- [Data in this exercise]:
## BEGIN

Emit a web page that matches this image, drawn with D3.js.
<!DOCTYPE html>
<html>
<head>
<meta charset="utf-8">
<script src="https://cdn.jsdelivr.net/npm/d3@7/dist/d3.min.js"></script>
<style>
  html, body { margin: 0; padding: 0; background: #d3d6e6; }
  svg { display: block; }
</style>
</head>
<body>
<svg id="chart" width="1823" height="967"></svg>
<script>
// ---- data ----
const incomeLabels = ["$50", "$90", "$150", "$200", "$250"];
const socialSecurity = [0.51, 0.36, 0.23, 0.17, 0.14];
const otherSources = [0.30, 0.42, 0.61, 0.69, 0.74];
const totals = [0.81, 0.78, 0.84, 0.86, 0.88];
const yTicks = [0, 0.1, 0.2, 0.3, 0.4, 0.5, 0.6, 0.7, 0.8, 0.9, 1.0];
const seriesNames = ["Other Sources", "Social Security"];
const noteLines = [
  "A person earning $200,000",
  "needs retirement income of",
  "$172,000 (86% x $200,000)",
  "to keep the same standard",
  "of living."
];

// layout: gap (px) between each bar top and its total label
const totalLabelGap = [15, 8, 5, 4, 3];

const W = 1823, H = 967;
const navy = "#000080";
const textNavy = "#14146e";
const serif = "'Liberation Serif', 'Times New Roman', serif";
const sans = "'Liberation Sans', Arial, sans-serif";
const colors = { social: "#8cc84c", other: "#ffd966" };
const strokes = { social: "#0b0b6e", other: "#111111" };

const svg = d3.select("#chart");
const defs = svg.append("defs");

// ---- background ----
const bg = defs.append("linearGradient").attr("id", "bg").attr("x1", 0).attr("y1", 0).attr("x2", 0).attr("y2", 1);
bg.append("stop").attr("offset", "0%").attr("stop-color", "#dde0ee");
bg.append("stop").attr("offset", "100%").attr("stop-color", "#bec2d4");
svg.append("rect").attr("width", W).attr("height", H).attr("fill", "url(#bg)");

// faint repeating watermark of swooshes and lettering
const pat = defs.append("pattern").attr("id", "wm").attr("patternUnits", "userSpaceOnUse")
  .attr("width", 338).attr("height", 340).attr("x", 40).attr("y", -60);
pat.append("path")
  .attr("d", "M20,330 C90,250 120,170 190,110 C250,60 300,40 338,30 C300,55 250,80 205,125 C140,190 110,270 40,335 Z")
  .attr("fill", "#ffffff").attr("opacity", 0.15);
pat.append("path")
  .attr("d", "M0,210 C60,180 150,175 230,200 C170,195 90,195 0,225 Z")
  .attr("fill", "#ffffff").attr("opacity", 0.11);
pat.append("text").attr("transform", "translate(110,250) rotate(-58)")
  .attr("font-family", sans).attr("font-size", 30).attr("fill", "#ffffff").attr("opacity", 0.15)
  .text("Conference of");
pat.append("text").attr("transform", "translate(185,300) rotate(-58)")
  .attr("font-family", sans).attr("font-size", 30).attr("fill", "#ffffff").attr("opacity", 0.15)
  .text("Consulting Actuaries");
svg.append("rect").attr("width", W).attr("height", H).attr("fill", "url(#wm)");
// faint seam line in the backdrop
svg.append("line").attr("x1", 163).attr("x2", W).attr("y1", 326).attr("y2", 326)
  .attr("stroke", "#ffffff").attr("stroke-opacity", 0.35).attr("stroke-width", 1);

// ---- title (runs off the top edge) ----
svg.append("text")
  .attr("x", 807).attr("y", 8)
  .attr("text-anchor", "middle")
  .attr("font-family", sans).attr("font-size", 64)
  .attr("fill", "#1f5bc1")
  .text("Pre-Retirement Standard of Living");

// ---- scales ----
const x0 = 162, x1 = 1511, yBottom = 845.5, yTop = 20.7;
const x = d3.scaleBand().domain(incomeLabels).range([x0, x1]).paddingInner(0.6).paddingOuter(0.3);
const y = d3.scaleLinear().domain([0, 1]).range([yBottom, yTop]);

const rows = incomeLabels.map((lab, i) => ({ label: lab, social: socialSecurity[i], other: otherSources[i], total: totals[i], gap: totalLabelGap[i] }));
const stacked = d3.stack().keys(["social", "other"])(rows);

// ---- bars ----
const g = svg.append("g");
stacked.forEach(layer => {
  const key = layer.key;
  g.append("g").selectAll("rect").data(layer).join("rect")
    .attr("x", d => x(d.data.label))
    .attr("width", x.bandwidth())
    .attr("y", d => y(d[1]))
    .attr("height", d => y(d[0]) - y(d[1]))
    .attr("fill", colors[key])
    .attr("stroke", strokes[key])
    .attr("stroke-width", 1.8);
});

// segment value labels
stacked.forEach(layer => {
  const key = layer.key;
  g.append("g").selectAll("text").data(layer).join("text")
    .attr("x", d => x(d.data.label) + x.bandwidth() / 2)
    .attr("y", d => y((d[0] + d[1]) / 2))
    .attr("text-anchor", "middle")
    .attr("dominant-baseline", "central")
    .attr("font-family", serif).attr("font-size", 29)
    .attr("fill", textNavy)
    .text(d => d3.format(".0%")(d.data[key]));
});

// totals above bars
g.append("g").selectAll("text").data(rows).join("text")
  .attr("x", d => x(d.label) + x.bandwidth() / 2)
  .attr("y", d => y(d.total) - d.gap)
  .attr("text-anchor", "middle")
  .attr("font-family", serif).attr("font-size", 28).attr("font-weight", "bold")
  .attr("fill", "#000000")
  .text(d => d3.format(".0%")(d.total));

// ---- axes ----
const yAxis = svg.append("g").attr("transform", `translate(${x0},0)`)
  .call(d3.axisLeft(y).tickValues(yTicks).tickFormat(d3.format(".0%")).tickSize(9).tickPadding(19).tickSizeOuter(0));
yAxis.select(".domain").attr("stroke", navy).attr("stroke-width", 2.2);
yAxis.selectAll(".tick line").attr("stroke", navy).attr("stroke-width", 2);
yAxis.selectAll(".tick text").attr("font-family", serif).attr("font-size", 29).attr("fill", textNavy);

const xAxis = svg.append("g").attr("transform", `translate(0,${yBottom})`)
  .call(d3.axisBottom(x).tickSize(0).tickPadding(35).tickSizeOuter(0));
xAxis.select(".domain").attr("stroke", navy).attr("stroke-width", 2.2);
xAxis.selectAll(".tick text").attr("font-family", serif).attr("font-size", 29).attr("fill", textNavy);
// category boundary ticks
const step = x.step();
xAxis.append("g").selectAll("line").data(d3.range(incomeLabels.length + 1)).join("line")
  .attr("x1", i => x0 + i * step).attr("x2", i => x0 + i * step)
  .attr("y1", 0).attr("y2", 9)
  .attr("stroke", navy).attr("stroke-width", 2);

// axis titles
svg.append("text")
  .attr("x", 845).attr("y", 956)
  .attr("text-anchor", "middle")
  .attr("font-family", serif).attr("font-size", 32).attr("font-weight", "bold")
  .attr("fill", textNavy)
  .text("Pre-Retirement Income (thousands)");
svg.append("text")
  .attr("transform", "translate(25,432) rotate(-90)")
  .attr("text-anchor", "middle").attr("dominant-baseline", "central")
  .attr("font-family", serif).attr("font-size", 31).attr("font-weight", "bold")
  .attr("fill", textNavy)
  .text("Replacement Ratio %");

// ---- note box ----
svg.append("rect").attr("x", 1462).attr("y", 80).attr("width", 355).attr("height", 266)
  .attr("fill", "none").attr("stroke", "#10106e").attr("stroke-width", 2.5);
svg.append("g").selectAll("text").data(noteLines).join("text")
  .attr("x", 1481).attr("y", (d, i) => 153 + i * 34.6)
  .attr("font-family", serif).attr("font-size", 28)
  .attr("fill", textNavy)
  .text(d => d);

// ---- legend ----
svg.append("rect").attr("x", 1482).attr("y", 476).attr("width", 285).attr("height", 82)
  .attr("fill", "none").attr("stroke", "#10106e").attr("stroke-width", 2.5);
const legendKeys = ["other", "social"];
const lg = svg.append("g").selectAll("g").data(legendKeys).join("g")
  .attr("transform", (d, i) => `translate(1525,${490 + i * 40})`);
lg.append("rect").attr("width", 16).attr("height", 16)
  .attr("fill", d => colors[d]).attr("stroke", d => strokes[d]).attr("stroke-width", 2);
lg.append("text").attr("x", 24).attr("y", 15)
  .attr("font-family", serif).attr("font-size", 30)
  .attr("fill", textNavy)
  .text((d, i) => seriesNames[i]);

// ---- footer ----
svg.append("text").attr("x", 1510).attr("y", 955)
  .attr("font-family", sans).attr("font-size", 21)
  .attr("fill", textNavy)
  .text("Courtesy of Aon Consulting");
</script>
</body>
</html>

## END
## BEGIN

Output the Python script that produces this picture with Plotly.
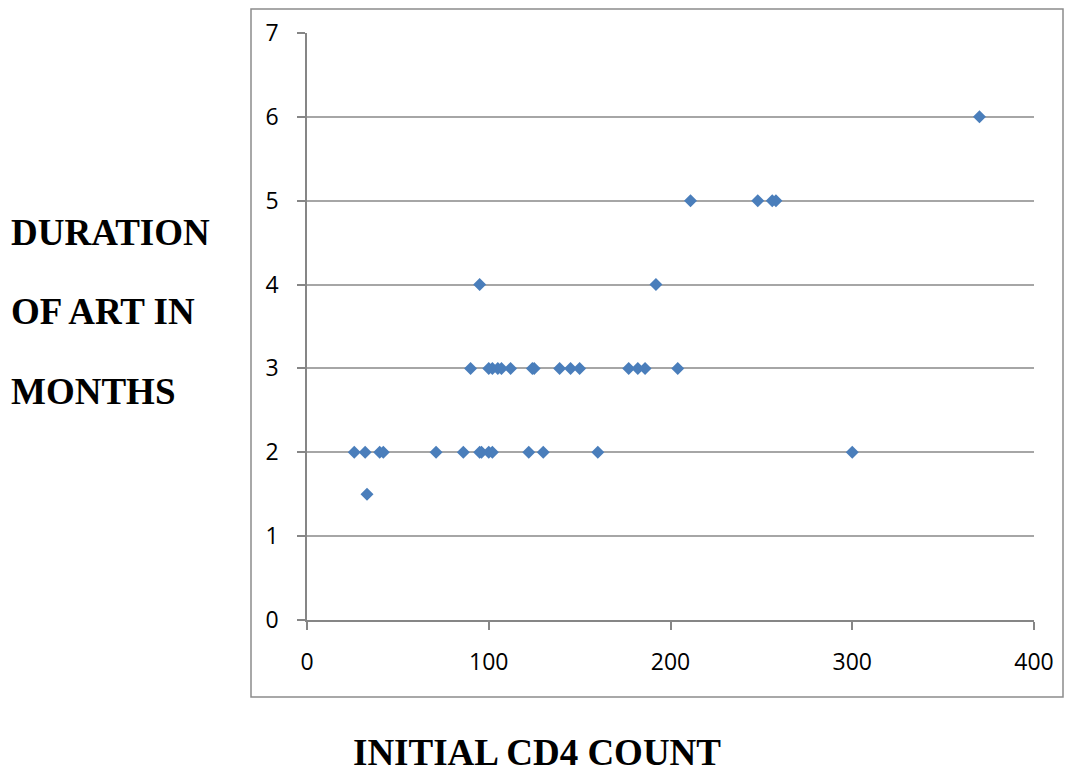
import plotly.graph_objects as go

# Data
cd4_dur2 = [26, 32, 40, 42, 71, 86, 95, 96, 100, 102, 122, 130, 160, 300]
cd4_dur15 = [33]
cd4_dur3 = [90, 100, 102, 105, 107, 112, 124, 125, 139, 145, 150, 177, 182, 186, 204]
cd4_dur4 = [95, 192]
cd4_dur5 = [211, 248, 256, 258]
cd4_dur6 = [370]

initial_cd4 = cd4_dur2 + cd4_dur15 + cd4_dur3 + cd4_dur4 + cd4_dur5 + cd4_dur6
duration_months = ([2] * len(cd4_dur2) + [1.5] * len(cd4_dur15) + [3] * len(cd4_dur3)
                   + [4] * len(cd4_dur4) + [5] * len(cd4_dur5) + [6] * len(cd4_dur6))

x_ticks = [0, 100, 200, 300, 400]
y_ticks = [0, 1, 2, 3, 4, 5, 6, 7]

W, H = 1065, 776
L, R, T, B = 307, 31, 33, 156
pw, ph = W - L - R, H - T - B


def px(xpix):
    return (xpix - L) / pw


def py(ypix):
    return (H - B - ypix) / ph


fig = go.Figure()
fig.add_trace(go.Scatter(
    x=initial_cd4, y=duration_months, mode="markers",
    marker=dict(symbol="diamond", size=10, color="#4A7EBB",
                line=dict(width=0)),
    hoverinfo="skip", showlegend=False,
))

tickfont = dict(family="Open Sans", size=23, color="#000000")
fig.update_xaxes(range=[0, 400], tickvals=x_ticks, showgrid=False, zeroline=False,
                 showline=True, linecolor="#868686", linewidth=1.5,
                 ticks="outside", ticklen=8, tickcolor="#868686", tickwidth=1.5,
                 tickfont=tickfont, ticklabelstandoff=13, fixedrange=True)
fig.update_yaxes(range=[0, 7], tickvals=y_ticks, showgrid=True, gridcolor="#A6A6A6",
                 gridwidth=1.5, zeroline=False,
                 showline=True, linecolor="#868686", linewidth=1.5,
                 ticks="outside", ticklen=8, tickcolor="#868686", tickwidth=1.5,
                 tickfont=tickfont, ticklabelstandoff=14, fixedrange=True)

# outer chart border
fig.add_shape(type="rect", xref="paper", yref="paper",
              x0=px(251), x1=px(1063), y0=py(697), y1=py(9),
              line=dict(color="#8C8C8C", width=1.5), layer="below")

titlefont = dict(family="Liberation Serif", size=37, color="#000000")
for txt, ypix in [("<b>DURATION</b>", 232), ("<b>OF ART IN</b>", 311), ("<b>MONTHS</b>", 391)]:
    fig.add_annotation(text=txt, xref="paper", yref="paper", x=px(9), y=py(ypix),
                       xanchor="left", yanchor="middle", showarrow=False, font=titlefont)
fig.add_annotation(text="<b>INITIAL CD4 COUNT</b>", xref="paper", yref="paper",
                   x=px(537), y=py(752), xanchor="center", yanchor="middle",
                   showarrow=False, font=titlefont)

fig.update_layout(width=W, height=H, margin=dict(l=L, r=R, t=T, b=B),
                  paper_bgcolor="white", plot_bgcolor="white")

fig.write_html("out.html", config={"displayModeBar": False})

## END
## BEGIN

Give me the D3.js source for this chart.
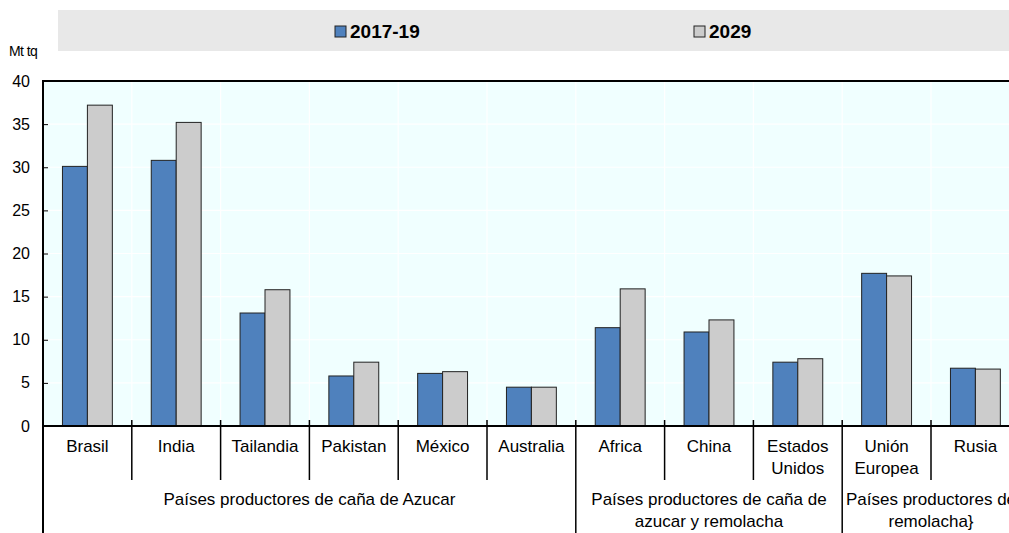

## END

- [Given exercise]:
Keep to the stretch from the line containing "Output the Python" through the line containing "return (H - B - ypix) / ph", both ends included, and copy it exactly from the listing above, minus the pictures.

- [Result for this task]:
Output the Python script that produces this picture with Plotly.
import plotly.graph_objects as go

# Data
cd4_dur2 = [26, 32, 40, 42, 71, 86, 95, 96, 100, 102, 122, 130, 160, 300]
cd4_dur15 = [33]
cd4_dur3 = [90, 100, 102, 105, 107, 112, 124, 125, 139, 145, 150, 177, 182, 186, 204]
cd4_dur4 = [95, 192]
cd4_dur5 = [211, 248, 256, 258]
cd4_dur6 = [370]

initial_cd4 = cd4_dur2 + cd4_dur15 + cd4_dur3 + cd4_dur4 + cd4_dur5 + cd4_dur6
duration_months = ([2] * len(cd4_dur2) + [1.5] * len(cd4_dur15) + [3] * len(cd4_dur3)
                   + [4] * len(cd4_dur4) + [5] * len(cd4_dur5) + [6] * len(cd4_dur6))

x_ticks = [0, 100, 200, 300, 400]
y_ticks = [0, 1, 2, 3, 4, 5, 6, 7]

W, H = 1065, 776
L, R, T, B = 307, 31, 33, 156
pw, ph = W - L - R, H - T - B


def px(xpix):
    return (xpix - L) / pw


def py(ypix):
    return (H - B - ypix) / ph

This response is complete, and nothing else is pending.